5. Stage Key Rooms to Sell a Lifestyle

Once the property is clean, clear, and neutral, you must help the buyer visualise the lifestyle it offers. This is about selling an aspiration, not just square footage.

The Action:
Think like a developer and define the purpose of every single room.

  • Set the Scene: In the living room, arrange furniture to create a conversational grouping. In the dining room, set the table with simple, elegant placemats and crockery. In the bedroom, invest in new, neutral bedding and plump the pillows.
  • Create a Focal Point: Ensure the main feature of each room is highlighted—whether it’s a fireplace, a beautiful bay window, or built-in storage.
  • Let the Light In: Before every viewing, open all curtains and blinds wide to maximise natural light.
  • Define Ambiguous Spaces: A small box room should be staged clearly as either a home office (with a desk and chair) or a nursery (with a chair and lamp)—not a dumping ground.
  • Accessorise Minimally: Add a few strategic touches: a throw blanket folded over a sofa, a small stack of coffee table books, fresh towels in the bathroom.

The Rationale:
Buyers often struggle to understand how to use space.

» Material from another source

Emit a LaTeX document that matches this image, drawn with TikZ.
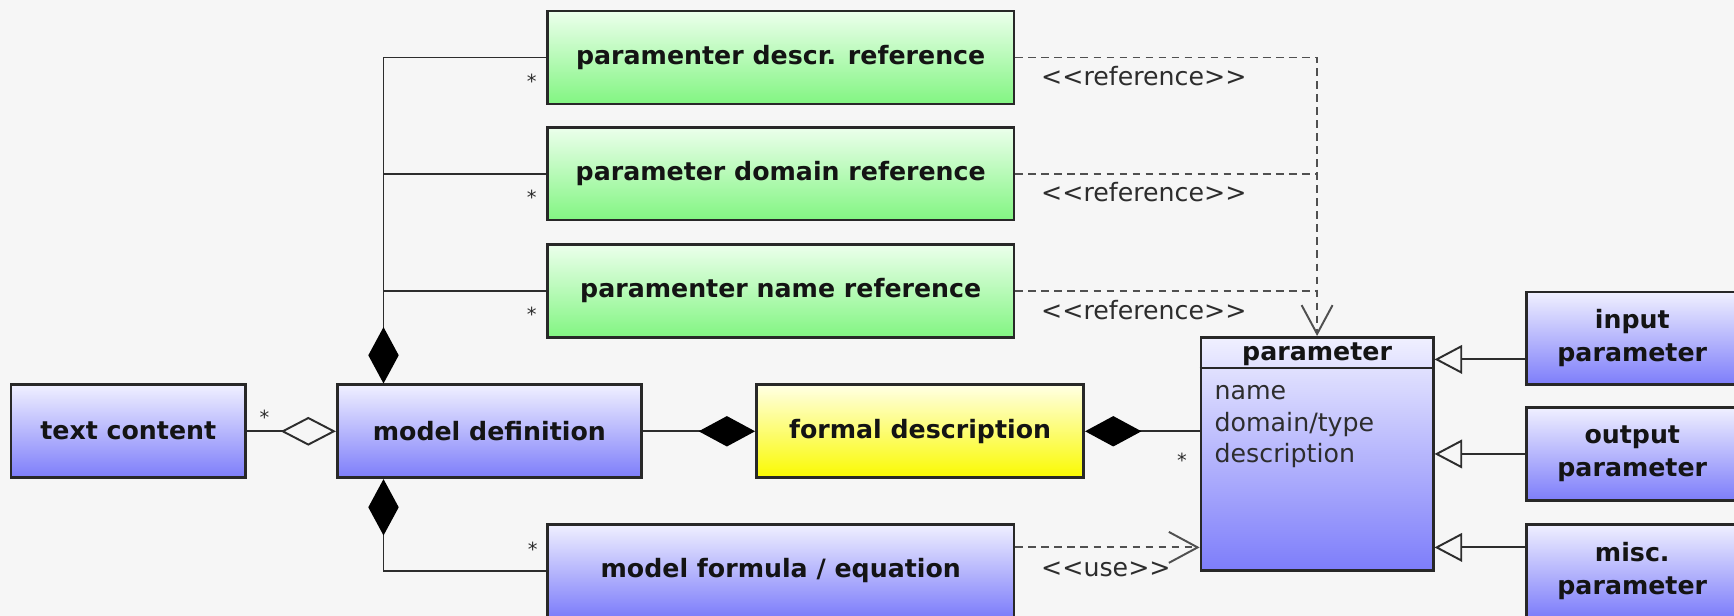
\documentclass[tikz,border=0pt]{standalone}
\usepackage{fontspec}
\setmainfont{DejaVu Sans}
\usepackage{tikz}
\usetikzlibrary{arrows.meta,calc,positioning}

\definecolor{bgpaper}{RGB}{246,246,246}
\definecolor{ink}{RGB}{20,20,20}
\definecolor{soft}{RGB}{45,45,45}
\definecolor{dashgray}{RGB}{80,80,80}
\definecolor{boxline}{RGB}{40,40,40}
\definecolor{bluetop}{RGB}{240,240,255}
\definecolor{bluebot}{RGB}{125,125,250}
\definecolor{greentop}{RGB}{236,255,236}
\definecolor{greenbot}{RGB}{130,245,130}
\definecolor{yellowtop}{RGB}{255,255,228}
\definecolor{yellowbot}{RGB}{250,250,0}

% stereotype text, kern keeps << from turning into a guillemet
\newcommand{\umlstereo}[1]{<\kern0pt<#1>\kern0pt>}

\begin{document}
\begin{tikzpicture}[
x=0.02cm, y=-0.02cm,
font=\fontsize{13}{16}\selectfont,
box/.style={draw=boxline, line width=1.4pt, inner sep=0pt, text=ink,
  align=center, font=\fontsize{13}{17}\selectfont\bfseries},
bluebox/.style={box, top color=bluetop, bottom color=bluebot},
greenbox/.style={box, top color=greentop, bottom color=greenbot,
  minimum width=8.44cm, minimum height=1.68cm},
yellowbox/.style={box, top color=yellowtop, bottom color=yellowbot},
line/.style={draw=soft, line width=1pt},
dline/.style={draw=dashgray, line width=1pt, dash pattern=on 4pt off 2.7pt},
comp/.style={line, -{Diamond[length=1.02cm, width=0.55cm, color=black]}},
aggr/.style={line, -{Diamond[open, length=1cm, width=0.52cm]}},
dep/.style={dline, -{Straight Barb[length=0.52cm, width=0.56cm]}},
gen/.style={line, -{Triangle[open, length=0.5cm, width=0.52cm]}},
mult/.style={inner sep=0pt, text=soft, font=\fontsize{10}{11}\selectfont},
stereo/.style={inner sep=0pt, anchor=west, text=soft}]

    % page and paper
    \useasboundingbox (0,0) rectangle (1568,557);
    \fill[bgpaper] (0,0) rectangle (1568,557);

    % reference boxes
    \node[greenbox] (descr)   at (706,52)  {paramenter descr. reference};
    \node[greenbox] (domain)  at (706,157) {parameter domain reference};
    \node[greenbox] (nameref) at (706,263) {paramenter name reference};

    % middle row
    \node[bluebox, minimum width=4.24cm, minimum height=1.68cm] (textc)
        at (116,390) {text content};
    \node[bluebox, minimum width=5.5cm, minimum height=1.68cm] (modeldef)
        at (442.5,390) {model definition};
    \node[yellowbox, minimum width=5.92cm, minimum height=1.68cm] (formal)
        at (832,390) {formal description};
    \node[bluebox, minimum width=8.44cm, minimum height=1.68cm] (formula)
        at (706,516) {model formula / equation};

    % parameter class
    \node[bluebox, minimum width=4.2cm, minimum height=4.22cm] (param)
        at (1191,410.5) {};
    \node[inner sep=0pt, text=ink, font=\fontsize{13}{16}\selectfont\bfseries] (ptitle)
        at (1191,320) {parameter};
    \draw[boxline, line width=1.4pt] ($(param.north west)+(0,29)$)
        -- ($(param.north east)+(0,29)$);
    \foreach \attr [count=\i] in {name, domain/type, description}
        \node[inner sep=0pt, text=soft, anchor=base west] (attr\i)
            at (1098,333+28.5*\i) {\attr};

    % subclasses
    \node[bluebox, minimum width=3.84cm, minimum height=1.68cm] (input)
        at (1476,306) {input\\parameter};
    \node[bluebox, minimum width=3.84cm, minimum height=1.68cm] (output)
        at (1476,410.5) {output\\parameter};
    \node[bluebox, minimum width=3.84cm, minimum height=1.68cm] (misc)
        at (1476,516) {misc.\\parameter};

    % aggregation and compositions round model definition
    \draw[aggr] (textc) -- (modeldef);
    \node[mult] (s5) at ($(textc.east)+(16,-13)$) {*};

    \coordinate (mdtop) at ($(modeldef.north west)+(43,0)$);
    \coordinate (mdbot) at ($(modeldef.south west)+(43,0)$);
    \draw[comp] (descr.west) -| (mdtop);
    \draw[line] (domain.west) -- (domain.west -| mdtop);
    \draw[line] (nameref.west) -- (nameref.west -| mdtop);
    \draw[comp] (formula.west) -| (mdbot);
    \node[mult] (s1) at ($(descr.west)+(-13,21.5)$) {*};
    \node[mult] (s2) at ($(domain.west)+(-13,21.5)$) {*};
    \node[mult] (s3) at ($(nameref.west)+(-13,21.5)$) {*};
    \node[mult] (s4) at ($(formula.west)+(-12,-19)$) {*};

    \draw[comp] (modeldef) -- (formal);
    \draw[comp] (param.west |- formal.east) -- (formal.east);
    \node[mult] (s6) at ($(param.west |- formal.east)+(-16,26)$) {*};

    % references to the parameter
    \draw[dep] (descr.east) -| (param.north);
    \draw[dline] (domain.east) -- (domain.east -| param.north);
    \draw[dline] (nameref.east) -- (nameref.east -| param.north);
    \node[stereo] (r1) at ($(descr.east)+(23,17)$) {\umlstereo{reference}};
    \node[stereo] (r2) at ($(domain.east)+(23,17)$) {\umlstereo{reference}};
    \node[stereo] (r3) at ($(nameref.east)+(23,17)$) {\umlstereo{reference}};

    \coordinate (useL) at ($(formula.east)+(0,-21)$);
    \draw[dep] (useL) -- (useL -| param.west);
    \node[stereo] (r4) at ($(formula.east)+(23,-1)$) {\umlstereo{use}};

    % generalisations
    \coordinate (inL) at ($(input.west)+(0,19)$);
    \coordinate (miscL) at ($(misc.west)+(0,-21)$);
    \draw[gen] (inL) -- (inL -| param.east);
    \draw[gen] (output.west) -- (output.west -| param.east);
    \draw[gen] (miscL) -- (miscL -| param.east);
\end{tikzpicture}
\end{document}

By staging key rooms, you solve this problem for them. You demonstrate the potential of the property and sell a desirable, move-in-ready lifestyle, making it easy for them to say “yes.”

Conclusion: The Art of Subtraction
The common thread running through these five steps is the art of subtraction. You are removing the personal, the cluttered, the dirty, the broken, and the divisive. What remains is the pure, marketable essence of your property: its space, its light, and its potential. By focusing on these foundational steps before you ever take a photograph or host a viewing, you build a platform for a successful sale, enabling you to attract more buyers, secure better offers, and achieve a faster, smoother transaction.